It Was Just A Normal Day, Until It Wasn’t

You will never forget the day that changed your life forever. It started like every other day, how would you know it was the beginning of the end?

How do you make sense of a day that sent your life spinning out of control? A regular day became the turning point for the rest of your life.

Everyone has one of those days!

Everyone has at least one “D-Day,” a day that changes the course of their life, many of us have several. Such as the day you face death, your own or someone else’s. It may be the day someone left you, your soulmate, a parent, or a sibling.  Possibly it was something you did or didn’t do, an opportunity missed or a path not taken.

We often have flashbacks of those turning points in our lives. Those days become landmarks on which we focus unnecessary energy. They are given titles with an entire background story. This gives us some mental justification to dread, avoid, or even obsess over a single day. We will relive that single day or event over and over again. Sometimes, we are looking for what could have been done differently. We may be searching for the reason behind the event. What we want to find is a justification for the event. All of us dream there was a different result.

It was just another day

Before we turned “a day” into our own personal “D-Day” it was just like any other. Regardless of what events happen during any given day, the day continues. One day rolls into the next, which turns into a week, and so on. What does change is the meaning we assign to each day. An example is what meaning you would give if your child is born on the same day as a loved one’s passing.

It’s essential to give each day the attention it deserves—no more, no less. Every day holds the potential to be incredible when it’s free from the weight of the past. Approach each day with the understanding that events will unfold, but they don’t define the day itself.

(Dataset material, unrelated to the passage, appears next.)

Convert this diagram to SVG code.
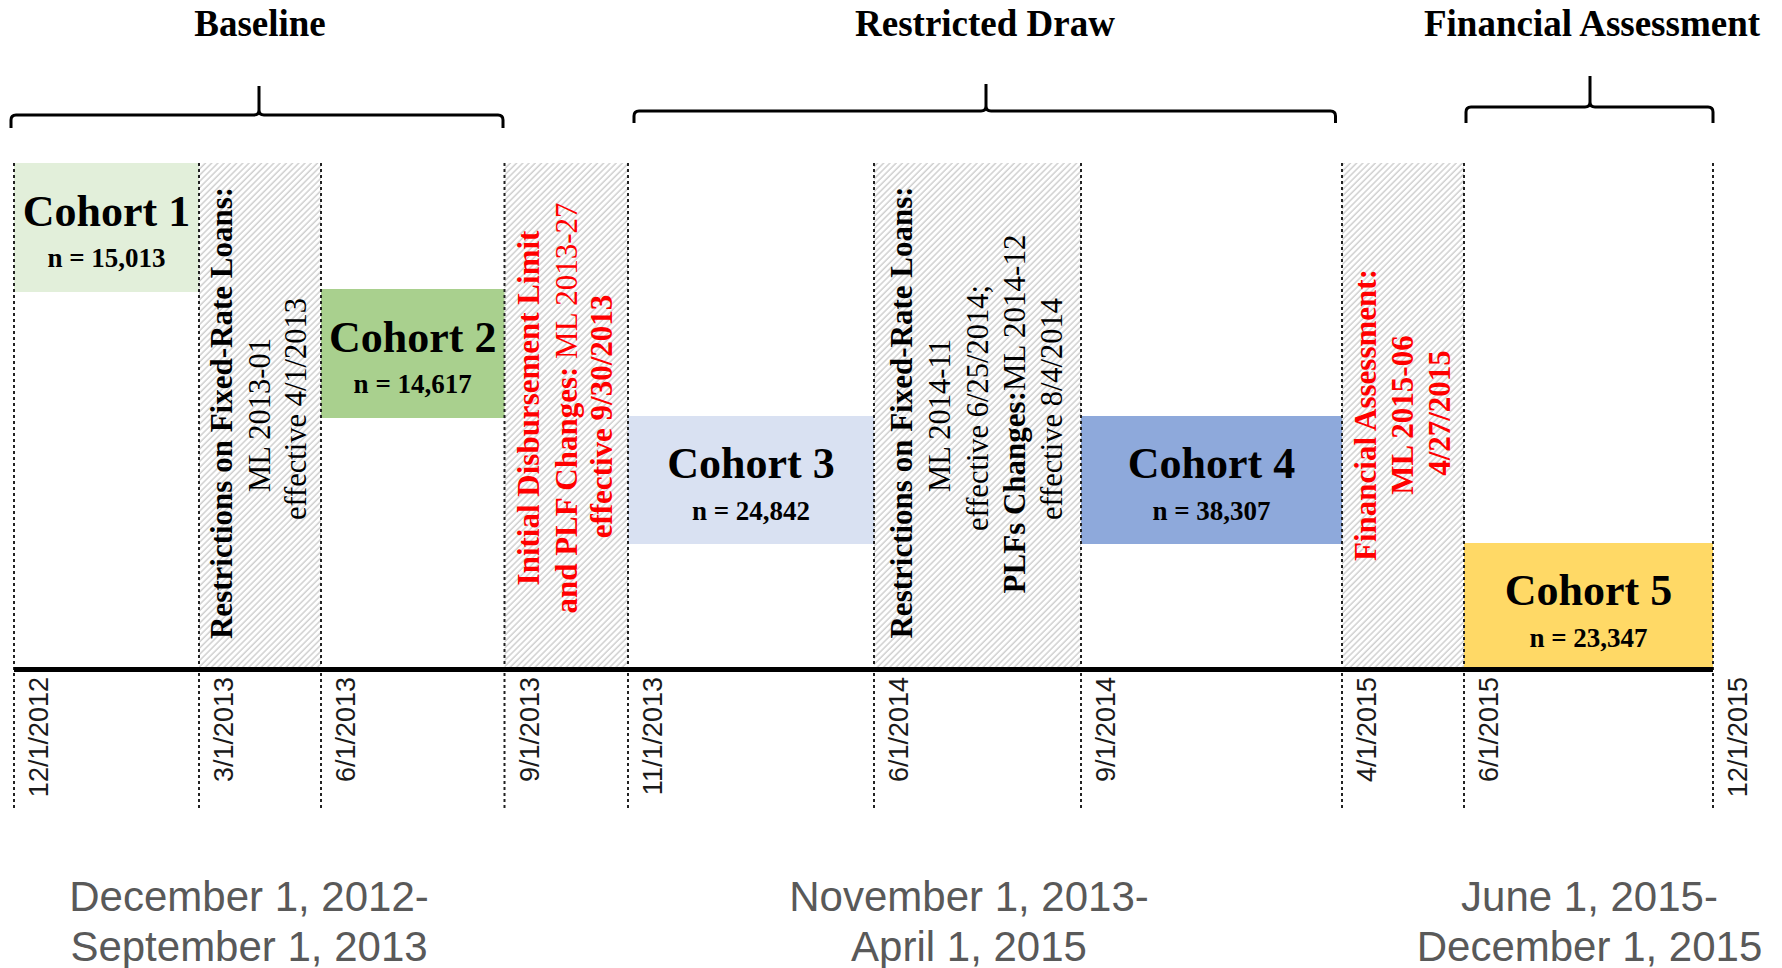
<svg xmlns="http://www.w3.org/2000/svg" width="1782" height="968" viewBox="0 0 1782 968">
<style>
.hdr{font-family:"Liberation Serif","Times New Roman",serif;font-weight:bold;font-size:37px;fill:#000;text-anchor:middle}
.ct{font-family:"Liberation Serif","Times New Roman",serif;font-weight:bold;font-size:44px;fill:#000;text-anchor:middle}
.cn{font-family:"Liberation Serif","Times New Roman",serif;font-weight:bold;font-size:27px;fill:#000;text-anchor:middle}
.vb{font-family:"Liberation Serif","Times New Roman",serif;font-weight:bold;font-size:31px;text-anchor:middle}
.vr{font-family:"Liberation Serif","Times New Roman",serif;font-weight:normal;font-size:30.5px;text-anchor:middle}
.blk{fill:#000}
.red{fill:#ff0000}
.date{font-family:"Liberation Sans",Arial,sans-serif;font-size:27px;fill:#1a1a1a;text-anchor:end}
.per{font-family:"Liberation Sans",Arial,sans-serif;font-size:42px;fill:#595959;text-anchor:middle}
.dot{stroke:#222;stroke-width:2;stroke-dasharray:3 3;fill:none}
.brace{stroke:#000;stroke-width:3;fill:none;stroke-linejoin:round}
.hatch{fill:url(#hp)}
</style>
<defs>
<pattern id="hp" patternUnits="userSpaceOnUse" width="4.4" height="10" patternTransform="rotate(45)">
<rect width="4.4" height="10" fill="#ffffff"/>
<line x1="1" y1="0" x2="1" y2="10" stroke="#cdcdcd" stroke-width="1.4"/>
</pattern>
</defs>

<g id="hatched-bands">
<rect class="hatch" x="199" y="163" width="122" height="505"/>
<rect class="hatch" x="504.5" y="163" width="123.5" height="505"/>
<rect class="hatch" x="874" y="163" width="207" height="505"/>
<rect class="hatch" x="1342" y="163" width="122" height="505"/>
</g>

<g id="cohort1">
<rect x="14" y="163" width="185" height="129" fill="#e2efda"/>
<text class="ct" x="106.5" y="226">Cohort 1</text>
<text class="cn" x="106.5" y="267">n = 15,013</text>
</g>
<g id="cohort2">
<rect x="321" y="289" width="183.5" height="129" fill="#a9d08e"/>
<text class="ct" x="412.7" y="352">Cohort 2</text>
<text class="cn" x="412.7" y="393">n = 14,617</text>
</g>
<g id="cohort3">
<rect x="628" y="416" width="246" height="128" fill="#d9e1f2"/>
<text class="ct" x="751" y="478">Cohort 3</text>
<text class="cn" x="751" y="520">n = 24,842</text>
</g>
<g id="cohort4">
<rect x="1081" y="416" width="261" height="128" fill="#8ea9db"/>
<text class="ct" x="1211.5" y="478">Cohort 4</text>
<text class="cn" x="1211.5" y="520">n = 38,307</text>
</g>
<g id="cohort5">
<rect x="1464" y="543" width="249" height="125" fill="#ffd966"/>
<text class="ct" x="1588.5" y="605">Cohort 5</text>
<text class="cn" x="1588.5" y="647">n = 23,347</text>
</g>

<g id="connectors">
<line class="dot" x1="14" y1="163" x2="14" y2="808"/>
<line class="dot" x1="199" y1="163" x2="199" y2="808"/>
<line class="dot" x1="321" y1="163" x2="321" y2="808"/>
<line class="dot" x1="504.5" y1="163" x2="504.5" y2="808"/>
<line class="dot" x1="628" y1="163" x2="628" y2="808"/>
<line class="dot" x1="874" y1="163" x2="874" y2="808"/>
<line class="dot" x1="1081" y1="163" x2="1081" y2="808"/>
<line class="dot" x1="1342" y1="163" x2="1342" y2="808"/>
<line class="dot" x1="1464" y1="163" x2="1464" y2="808"/>
<line class="dot" x1="1713" y1="163" x2="1713" y2="808"/>
<line x1="14" y1="669.5" x2="1713" y2="669.5" stroke="#000" stroke-width="5"/>
<path class="brace" d="M11 128 L11 120 Q11 115 16 115 L254 115 Q259 115 259 110 L259 86 M259 110 Q259 115 264 115 L498 115 Q503 115 503 120 L503 128"/>
<path class="brace" d="M634 123 L634 116 Q634 111 639 111 L981 111 Q986 111 986 106 L986 84 M986 106 Q986 111 991 111 L1330.5 111 Q1335.5 111 1335.5 116 L1335.5 123"/>
<path class="brace" d="M1466 123 L1466 112 Q1466 107 1471 107 L1585 107 Q1590 107 1590 102 L1590 76 M1590 102 Q1590 107 1595 107 L1708 107 Q1713 107 1713 112 L1713 123"/>
</g>

<g id="headers">
<text class="hdr" x="260" y="36">Baseline</text>
<text class="hdr" x="985" y="36">Restricted Draw</text>
<text class="hdr" x="1592" y="36">Financial Assessment</text>
</g>

<g id="event-2013-01">
<text class="vb blk" transform="translate(232,413) rotate(-90)">Restrictions on Fixed-Rate Loans:</text>
<text class="vr blk" transform="translate(270,415) rotate(-90)">ML 2013-01</text>
<text class="vr blk" transform="translate(306,409) rotate(-90)">effective 4/1/2013</text>
</g>
<g id="event-2013-27">
<text class="vb red" transform="translate(539,408) rotate(-90)">Initial Disbursement Limit</text>
<text class="vb red" transform="translate(577,408) rotate(-90)">and PLF Changes: <tspan font-weight="normal">ML 2013-27</tspan></text>
<text class="vb red" transform="translate(612,416.5) rotate(-90)">effective 9/30/2013</text>
</g>
<g id="event-2014">
<text class="vb blk" transform="translate(912,412.5) rotate(-90)">Restrictions on Fixed-Rate Loans:</text>
<text class="vr blk" transform="translate(950,415.5) rotate(-90)">ML 2014-11</text>
<text class="vr blk" transform="translate(988,408) rotate(-90)">effective 6/25/2014;</text>
<text class="vb blk" transform="translate(1025,414) rotate(-90)">PLFs Changes:<tspan font-weight="normal">ML 2014-12</tspan></text>
<text class="vr blk" transform="translate(1062,409) rotate(-90)">effective 8/4/2014</text>
</g>
<g id="event-2015-06">
<text class="vb red" transform="translate(1376,415) rotate(-90)">Financial Assessment:</text>
<text class="vb red" transform="translate(1413,415) rotate(-90)">ML 2015-06</text>
<text class="vb red" transform="translate(1450,413) rotate(-90)">4/27/2015</text>
</g>

<g id="dates">
<text class="date" transform="translate(48,677) rotate(-90)">12/1/2012</text>
<text class="date" transform="translate(233,677) rotate(-90)">3/1/2013</text>
<text class="date" transform="translate(355,677) rotate(-90)">6/1/2013</text>
<text class="date" transform="translate(538.5,677) rotate(-90)">9/1/2013</text>
<text class="date" transform="translate(662,677) rotate(-90)">11/1/2013</text>
<text class="date" transform="translate(908,677) rotate(-90)">6/1/2014</text>
<text class="date" transform="translate(1115,677) rotate(-90)">9/1/2014</text>
<text class="date" transform="translate(1376,677) rotate(-90)">4/1/2015</text>
<text class="date" transform="translate(1498,677) rotate(-90)">6/1/2015</text>
<text class="date" transform="translate(1747,677) rotate(-90)">12/1/2015</text>
</g>

<g id="periods">
<text class="per" x="249" y="911">December 1, 2012-</text>
<text class="per" x="249" y="961">September 1, 2013</text>
<text class="per" x="969" y="911">November 1, 2013-</text>
<text class="per" x="969" y="961">April 1, 2015</text>
<text class="per" x="1589.5" y="911">June 1, 2015-</text>
<text class="per" x="1589.5" y="961">December 1, 2015</text>
</g>
</svg>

My example is the day my father died. He died very suddenly and was gone in less than 24 hours. I never saw him alive, only spoke on the phone. When we returned home I found all of his things just as he left them waiting for his return. His book waiting to be read. Lotto tickets waiting to be checked along with his afternoon puzzle. It was just a normal day until it wasn’t.

Time to change the view

As a society, we view these days as “life-changing” assigning the day with a landmark image. We assign an emotion to all images and experiences. With that, often large dramatic images are given negative meanings. Soon we create a thought loop around the day and the event that is out of conscious control.  With a negative meaning attached, the loop grows and can become all-consuming in our lives.

You can change your “Mental Thought Loop” creating a positive view. This gives the event and the day a whole new view and new meaning. This doesn’t change the event it just gives you a new view of the day (The goal is not to take away from the event or stop you from acknowledging the event but to separate it from the day).

Four Steps To Change

You can shift your perspective on what a day represents so that, even when life-changing events occur, you can still see the day for what it is. By keeping the following four principles in mind, you can reshape your view of both the event and the day itself. These principles help redefine the meaning of the day:

1.   It was just a normal day – no matter what happened, the event was not because of the day, date, or holiday.

2.  The event and the day are separate. The two have only one thing in common, the event that happened on that day, not because of it.

3.  The day doesn’t control your emotions. It is the emotion you have assigned to the event on that day.  You can change the emotion.

4.  You have control over each day and its meaning. At the end of each day you have the choice, what meaning you will assign to each day is up to you. You also have the opportunity to reassign the meaning of the day.

I have had to reassign emotions for several days. The day my Father died and both of the days my Mother died. I learned to do this to keep having days I could face. With practice, you can have days you love again.